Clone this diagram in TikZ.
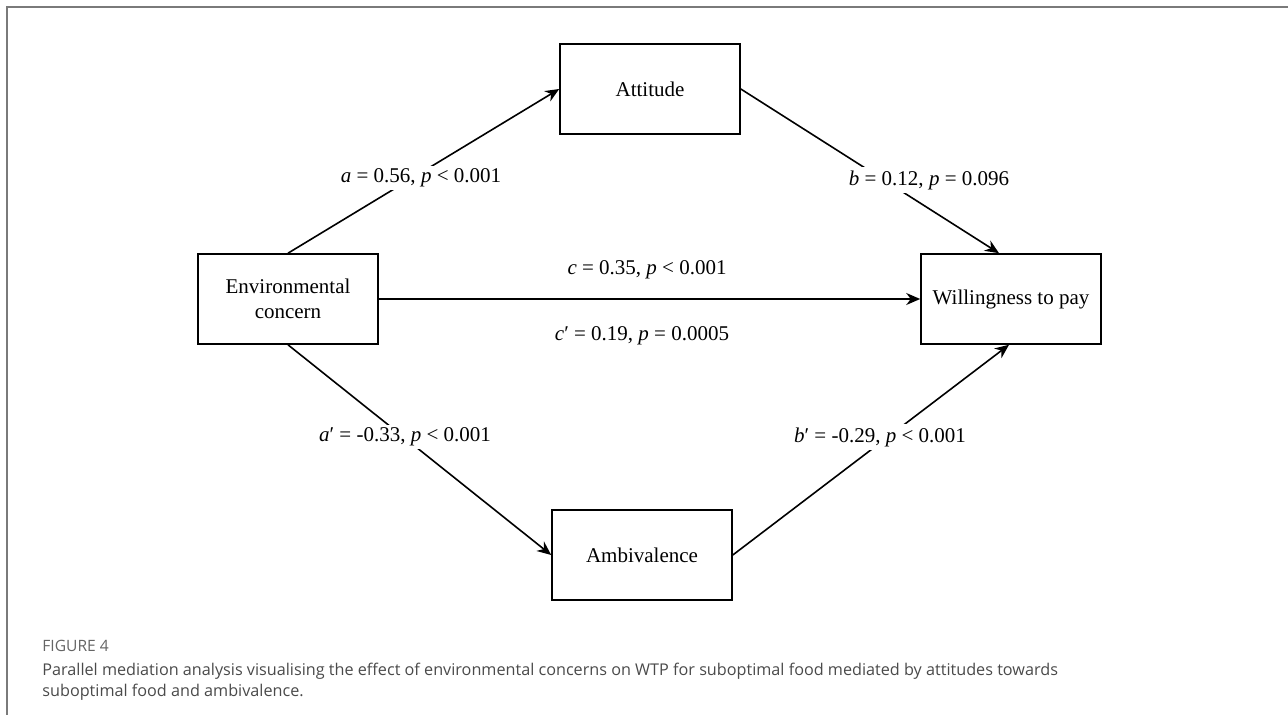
\documentclass[tikz,border=0pt]{standalone}
\usepackage{fontspec}
\setmainfont{Liberation Serif}
\newfontfamily\capfont{Open Sans}
\usetikzlibrary{arrows.meta}
\definecolor{framegray}{HTML}{7A7A7A}
\definecolor{capgray}{HTML}{4A4A4A}
\tikzset{
  var/.style={draw,line width=0.8pt,minimum width=90pt,minimum height=45pt,align=center,inner sep=0pt,font=\fontsize{10.5}{12.5}\selectfont},
  coef/.style={fill=white,inner sep=1.5pt,font=\fontsize{10.5}{12.5}\selectfont},
}
\begin{document}
\begin{tikzpicture}[x=0.5pt,y=-0.5pt]
  \useasboundingbox (0,0) rectangle (1288,715);
  \draw[framegray,line width=1pt] (7,715)--(7,7)--(1288,7);
  \node[var] (env) at (288,299) {Environmental\\concern};
  \node[var] (att) at (650,89) {Attitude};
  \node[var] (amb) at (642,555) {Ambivalence};
  \node[var] (wtp) at (1011,299) {Willingness to pay};
  \draw[->,>={Stealth[length=7pt,width=6pt]},line width=0.8pt] (env.north) -- (att.west);
  \draw[->,>={Stealth[length=7pt,width=6pt]},line width=0.8pt] (att.east) -- ([xshift=-6pt]wtp.north);
  \draw[->,>={Stealth[length=7pt,width=6pt]},line width=0.8pt] (env.east) -- (wtp.west);
  \draw[->,>={Stealth[length=7pt,width=6pt]},line width=0.8pt] (env.south) -- (amb.west);
  \draw[->,>={Stealth[length=7pt,width=6pt]},line width=0.8pt] (amb.east) -- ([xshift=-1pt]wtp.south);
  \node[coef] (la) at (421,178) {\textit{a} = 0.56, \textit{p} < 0.001};
  \node[coef] (lb) at (929,180) {\textit{b} = 0.12, \textit{p} = 0.096};
  \node[coef] (lc) at (647,270) {\textit{c} = 0.35, \textit{p} < 0.001};
  \node[coef] (lcc) at (642,336) {\textit{c}′ = 0.19, \textit{p} = 0.0005};
  \node[coef] (laa) at (405,437) {\textit{a}′ = -0.33, \textit{p} < 0.001};
  \node[coef] (lbb) at (880,437) {\textit{b}′ = -0.29, \textit{p} < 0.001};
  \node[anchor=north west,inner sep=0pt,text=capgray!85,font=\capfont\fontsize{7.8}{9}\selectfont] (fig) at (42,640) {FIGURE 4};
  \node[anchor=north west,inner sep=0pt,align=left,text=capgray,font=\capfont\fontsize{8.1}{10.5}\selectfont] (cap) at (42,663) {Parallel mediation analysis visualising the effect of environmental concerns on WTP for suboptimal food mediated by attitudes towards\\suboptimal food and ambivalence.};
\end{tikzpicture}
\end{document}
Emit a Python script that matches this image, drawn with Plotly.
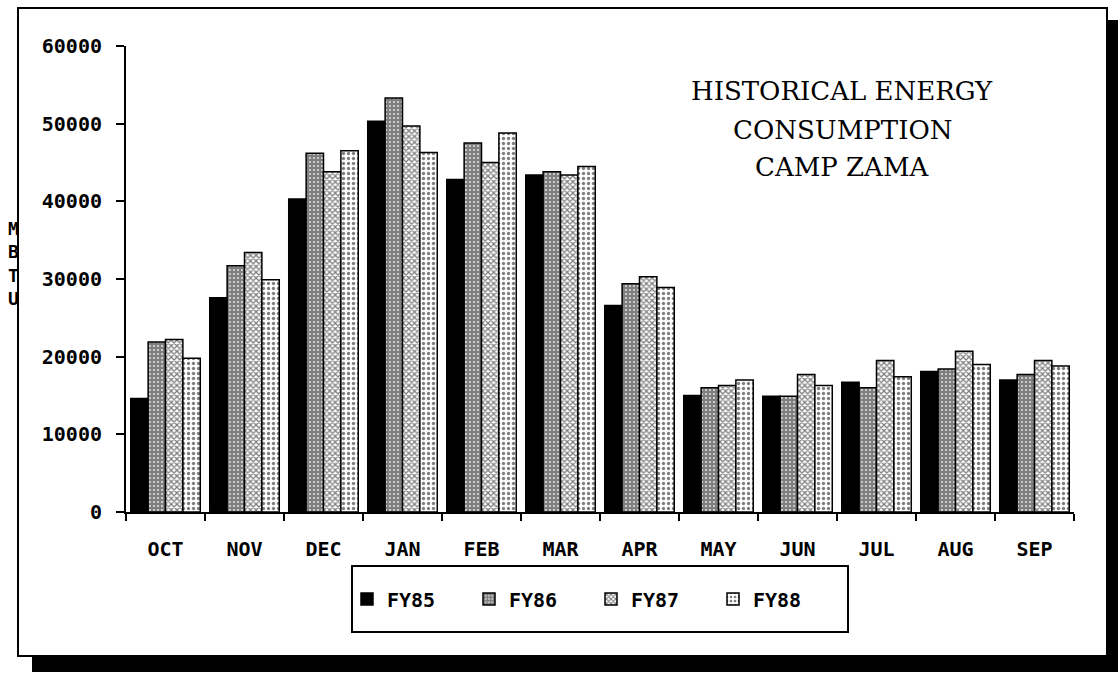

.....

> GIVEN REQUEST:
Write out every line above exactly as it is, leaving out the pictures.

> THE SOLUTION:
Clone this diagram in TikZ.
\documentclass[tikz,border=0pt]{standalone}
\usepackage{fontspec}
\setmainfont{Liberation Serif}
\newfontfamily\capfont{Open Sans}
\usetikzlibrary{arrows.meta}
\definecolor{framegray}{HTML}{7A7A7A}
\definecolor{capgray}{HTML}{4A4A4A}
\tikzset{
  var/.style={draw,line width=0.8pt,minimum width=90pt,minimum height=45pt,align=center,inner sep=0pt,font=\fontsize{10.5}{12.5}\selectfont},
  coef/.style={fill=white,inner sep=1.5pt,font=\fontsize{10.5}{12.5}\selectfont},
}
\begin{document}
\begin{tikzpicture}[x=0.5pt,y=-0.5pt]
  \useasboundingbox (0,0) rectangle (1288,715);
  \draw[framegray,line width=1pt] (7,715)--(7,7)--(1288,7);
  \node[var] (env) at (288,299) {Environmental\\concern};
  \node[var] (att) at (650,89) {Attitude};
  \node[var] (amb) at (642,555) {Ambivalence};
  \node[var] (wtp) at (1011,299) {Willingness to pay};
  \draw[->,>={Stealth[length=7pt,width=6pt]},line width=0.8pt] (env.north) -- (att.west);
  \draw[->,>={Stealth[length=7pt,width=6pt]},line width=0.8pt] (att.east) -- ([xshift=-6pt]wtp.north);
  \draw[->,>={Stealth[length=7pt,width=6pt]},line width=0.8pt] (env.east) -- (wtp.west);
  \draw[->,>={Stealth[length=7pt,width=6pt]},line width=0.8pt] (env.south) -- (amb.west);
  \draw[->,>={Stealth[length=7pt,width=6pt]},line width=0.8pt] (amb.east) -- ([xshift=-1pt]wtp.south);
  \node[coef] (la) at (421,178) {\textit{a} = 0.56, \textit{p} < 0.001};
  \node[coef] (lb) at (929,180) {\textit{b} = 0.12, \textit{p} = 0.096};
  \node[coef] (lc) at (647,270) {\textit{c} = 0.35, \textit{p} < 0.001};
  \node[coef] (lcc) at (642,336) {\textit{c}′ = 0.19, \textit{p} = 0.0005};
  \node[coef] (laa) at (405,437) {\textit{a}′ = -0.33, \textit{p} < 0.001};
  \node[coef] (lbb) at (880,437) {\textit{b}′ = -0.29, \textit{p} < 0.001};
  \node[anchor=north west,inner sep=0pt,text=capgray!85,font=\capfont\fontsize{7.8}{9}\selectfont] (fig) at (42,640) {FIGURE 4};
  \node[anchor=north west,inner sep=0pt,align=left,text=capgray,font=\capfont\fontsize{8.1}{10.5}\selectfont] (cap) at (42,663) {Parallel mediation analysis visualising the effect of environmental concerns on WTP for suboptimal food mediated by attitudes towards\\suboptimal food and ambivalence.};
\end{tikzpicture}
\end{document}
Emit a Python script that matches this image, drawn with Plotly.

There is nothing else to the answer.